__SET TASK__.
Return all of the data exactly, with nothing left out but the pictures.

__MATERIAL__.
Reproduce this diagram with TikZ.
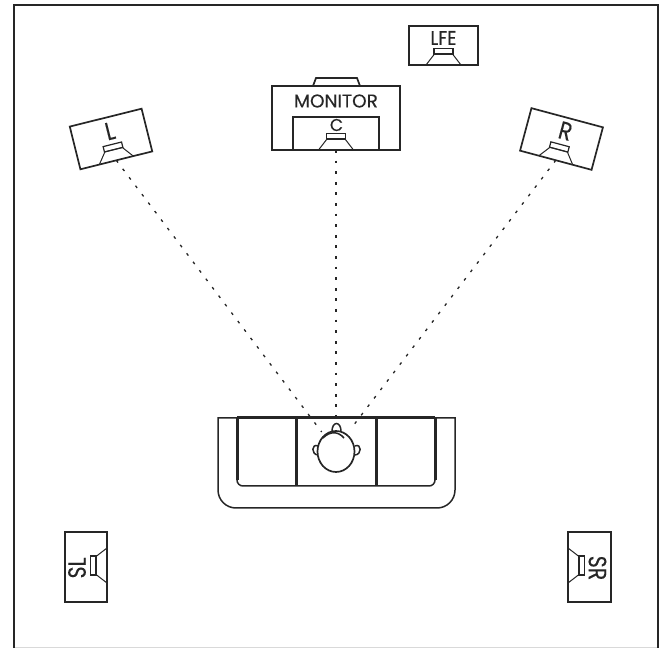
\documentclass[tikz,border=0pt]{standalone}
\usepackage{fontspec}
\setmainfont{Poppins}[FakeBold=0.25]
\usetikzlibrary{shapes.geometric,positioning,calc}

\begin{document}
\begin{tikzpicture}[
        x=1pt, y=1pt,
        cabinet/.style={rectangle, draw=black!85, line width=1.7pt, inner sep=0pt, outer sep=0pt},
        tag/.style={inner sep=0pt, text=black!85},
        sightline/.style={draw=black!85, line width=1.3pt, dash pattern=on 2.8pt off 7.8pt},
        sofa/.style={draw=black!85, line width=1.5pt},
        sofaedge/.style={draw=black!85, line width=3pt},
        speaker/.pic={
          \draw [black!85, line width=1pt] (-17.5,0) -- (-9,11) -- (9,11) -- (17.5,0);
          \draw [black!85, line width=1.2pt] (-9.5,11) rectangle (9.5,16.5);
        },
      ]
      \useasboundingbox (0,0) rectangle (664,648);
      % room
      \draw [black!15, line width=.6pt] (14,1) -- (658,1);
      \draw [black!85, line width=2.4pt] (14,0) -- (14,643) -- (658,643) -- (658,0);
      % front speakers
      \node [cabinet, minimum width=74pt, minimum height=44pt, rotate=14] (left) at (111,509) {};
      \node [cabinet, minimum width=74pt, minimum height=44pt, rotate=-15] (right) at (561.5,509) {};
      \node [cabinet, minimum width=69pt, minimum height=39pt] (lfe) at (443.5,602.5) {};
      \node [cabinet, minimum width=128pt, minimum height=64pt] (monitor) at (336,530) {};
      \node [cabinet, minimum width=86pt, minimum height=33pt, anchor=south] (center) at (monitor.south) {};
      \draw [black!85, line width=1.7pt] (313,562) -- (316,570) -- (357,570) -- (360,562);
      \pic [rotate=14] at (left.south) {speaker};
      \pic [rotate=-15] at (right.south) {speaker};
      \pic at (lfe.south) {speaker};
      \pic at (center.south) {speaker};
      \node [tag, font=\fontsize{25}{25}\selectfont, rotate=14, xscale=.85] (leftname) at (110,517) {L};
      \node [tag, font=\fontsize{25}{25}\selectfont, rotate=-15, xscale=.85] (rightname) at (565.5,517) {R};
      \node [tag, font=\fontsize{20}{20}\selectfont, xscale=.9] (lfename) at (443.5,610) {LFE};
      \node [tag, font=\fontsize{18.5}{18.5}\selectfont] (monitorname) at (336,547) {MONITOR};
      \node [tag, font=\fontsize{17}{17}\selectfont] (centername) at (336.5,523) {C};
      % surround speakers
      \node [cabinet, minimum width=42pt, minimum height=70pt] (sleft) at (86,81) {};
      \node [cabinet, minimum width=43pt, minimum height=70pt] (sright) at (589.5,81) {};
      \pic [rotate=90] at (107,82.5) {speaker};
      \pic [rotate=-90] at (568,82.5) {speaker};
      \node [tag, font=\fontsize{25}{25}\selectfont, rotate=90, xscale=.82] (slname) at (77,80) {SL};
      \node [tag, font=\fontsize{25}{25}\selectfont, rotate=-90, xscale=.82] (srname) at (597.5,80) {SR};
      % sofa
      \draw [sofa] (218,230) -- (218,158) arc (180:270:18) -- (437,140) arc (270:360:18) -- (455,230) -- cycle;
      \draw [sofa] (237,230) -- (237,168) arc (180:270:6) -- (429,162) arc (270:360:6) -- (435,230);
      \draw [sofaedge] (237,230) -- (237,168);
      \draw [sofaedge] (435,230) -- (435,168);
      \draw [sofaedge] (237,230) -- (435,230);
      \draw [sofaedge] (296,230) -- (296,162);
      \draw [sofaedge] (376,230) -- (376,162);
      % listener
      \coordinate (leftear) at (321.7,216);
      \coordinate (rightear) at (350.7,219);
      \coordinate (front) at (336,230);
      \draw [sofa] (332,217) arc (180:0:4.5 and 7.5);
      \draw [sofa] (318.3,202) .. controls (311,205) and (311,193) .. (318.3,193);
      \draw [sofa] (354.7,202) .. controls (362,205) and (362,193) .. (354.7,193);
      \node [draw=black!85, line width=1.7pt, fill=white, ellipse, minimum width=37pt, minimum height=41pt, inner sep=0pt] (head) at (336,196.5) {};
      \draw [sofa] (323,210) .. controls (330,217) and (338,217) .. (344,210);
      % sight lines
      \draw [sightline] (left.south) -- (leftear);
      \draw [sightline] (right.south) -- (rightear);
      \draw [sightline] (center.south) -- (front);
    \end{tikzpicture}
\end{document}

__TASK SOLUTION__.
Reproduce this diagram with TikZ.
\documentclass[tikz,border=0pt]{standalone}
\usepackage{fontspec}
\setmainfont{Poppins}[FakeBold=0.25]
\usetikzlibrary{shapes.geometric,positioning,calc}

\begin{document}
\begin{tikzpicture}[
        x=1pt, y=1pt,
        cabinet/.style={rectangle, draw=black!85, line width=1.7pt, inner sep=0pt, outer sep=0pt},
        tag/.style={inner sep=0pt, text=black!85},
        sightline/.style={draw=black!85, line width=1.3pt, dash pattern=on 2.8pt off 7.8pt},
        sofa/.style={draw=black!85, line width=1.5pt},
        sofaedge/.style={draw=black!85, line width=3pt},
        speaker/.pic={
          \draw [black!85, line width=1pt] (-17.5,0) -- (-9,11) -- (9,11) -- (17.5,0);
          \draw [black!85, line width=1.2pt] (-9.5,11) rectangle (9.5,16.5);
        },
      ]
      \useasboundingbox (0,0) rectangle (664,648);
      % room
      \draw [black!15, line width=.6pt] (14,1) -- (658,1);
      \draw [black!85, line width=2.4pt] (14,0) -- (14,643) -- (658,643) -- (658,0);
      % front speakers
      \node [cabinet, minimum width=74pt, minimum height=44pt, rotate=14] (left) at (111,509) {};
      \node [cabinet, minimum width=74pt, minimum height=44pt, rotate=-15] (right) at (561.5,509) {};
      \node [cabinet, minimum width=69pt, minimum height=39pt] (lfe) at (443.5,602.5) {};
      \node [cabinet, minimum width=128pt, minimum height=64pt] (monitor) at (336,530) {};
      \node [cabinet, minimum width=86pt, minimum height=33pt, anchor=south] (center) at (monitor.south) {};
      \draw [black!85, line width=1.7pt] (313,562) -- (316,570) -- (357,570) -- (360,562);
      \pic [rotate=14] at (left.south) {speaker};
      \pic [rotate=-15] at (right.south) {speaker};
      \pic at (lfe.south) {speaker};
      \pic at (center.south) {speaker};
      \node [tag, font=\fontsize{25}{25}\selectfont, rotate=14, xscale=.85] (leftname) at (110,517) {L};
      \node [tag, font=\fontsize{25}{25}\selectfont, rotate=-15, xscale=.85] (rightname) at (565.5,517) {R};
      \node [tag, font=\fontsize{20}{20}\selectfont, xscale=.9] (lfename) at (443.5,610) {LFE};
      \node [tag, font=\fontsize{18.5}{18.5}\selectfont] (monitorname) at (336,547) {MONITOR};
      \node [tag, font=\fontsize{17}{17}\selectfont] (centername) at (336.5,523) {C};
      % surround speakers
      \node [cabinet, minimum width=42pt, minimum height=70pt] (sleft) at (86,81) {};
      \node [cabinet, minimum width=43pt, minimum height=70pt] (sright) at (589.5,81) {};
      \pic [rotate=90] at (107,82.5) {speaker};
      \pic [rotate=-90] at (568,82.5) {speaker};
      \node [tag, font=\fontsize{25}{25}\selectfont, rotate=90, xscale=.82] (slname) at (77,80) {SL};
      \node [tag, font=\fontsize{25}{25}\selectfont, rotate=-90, xscale=.82] (srname) at (597.5,80) {SR};
      % sofa
      \draw [sofa] (218,230) -- (218,158) arc (180:270:18) -- (437,140) arc (270:360:18) -- (455,230) -- cycle;
      \draw [sofa] (237,230) -- (237,168) arc (180:270:6) -- (429,162) arc (270:360:6) -- (435,230);
      \draw [sofaedge] (237,230) -- (237,168);
      \draw [sofaedge] (435,230) -- (435,168);
      \draw [sofaedge] (237,230) -- (435,230);
      \draw [sofaedge] (296,230) -- (296,162);
      \draw [sofaedge] (376,230) -- (376,162);
      % listener
      \coordinate (leftear) at (321.7,216);
      \coordinate (rightear) at (350.7,219);
      \coordinate (front) at (336,230);
      \draw [sofa] (332,217) arc (180:0:4.5 and 7.5);
      \draw [sofa] (318.3,202) .. controls (311,205) and (311,193) .. (318.3,193);
      \draw [sofa] (354.7,202) .. controls (362,205) and (362,193) .. (354.7,193);
      \node [draw=black!85, line width=1.7pt, fill=white, ellipse, minimum width=37pt, minimum height=41pt, inner sep=0pt] (head) at (336,196.5) {};
      \draw [sofa] (323,210) .. controls (330,217) and (338,217) .. (344,210);
      % sight lines
      \draw [sightline] (left.south) -- (leftear);
      \draw [sightline] (right.south) -- (rightear);
      \draw [sightline] (center.south) -- (front);
    \end{tikzpicture}
\end{document}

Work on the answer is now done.